So, this is what the RSAS area looked like in 1822.  In the north of the area was Clarence Place – the present north side of Clarence Square.  At the far right-hand side of Clarence Place is the Prince of Wales pub, first licenced in 1864.

On the left of our area are the first buildings to be built on the west side of Regency Square.  The RSAS publication “Regency Square, its history and its stories” explains how the error of marking it as Waterloo Square came about.

Cannon Place was built up on one side only.  Ironically, it is only a few later buildings on the left hand side of the street that have survived, the rest having disappeared under the Churchill Square development in the 1960s.
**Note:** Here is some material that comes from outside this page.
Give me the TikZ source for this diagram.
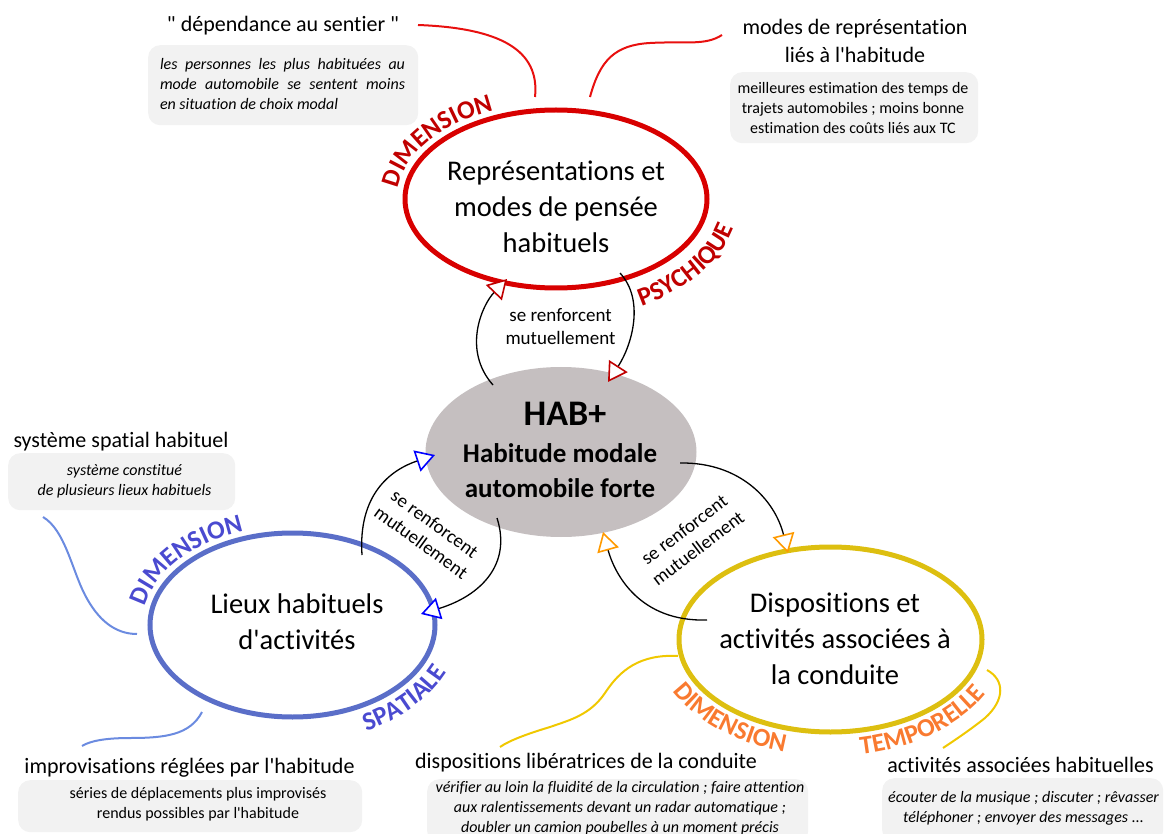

Bedford Row, from left to right, shows what were then Nos 127 to 106 Kings Road.  Most of these houses were swept away for the magnificent pile that was the Metropole – itself since seriously disfigured by developers.

Tucked behind Bedford Place was Westfield House, home, amongst others, to Charlotte Elliott (1789-1871) who wrote hymns and, William Cattlin (1814-1886) who bought up all or nearly all the plots of land on which the Metropole Hotel now stands.  Just outside our area, the Grand Hotel ow dominates what was Artillery Place.

Preston Street has not yet been constructed and Cannon Place peters out before it reaches the first few houses that would later form Russell Square.  For the rest, it was cliff-top grassland.

The Society would not have had many members in its area in those days.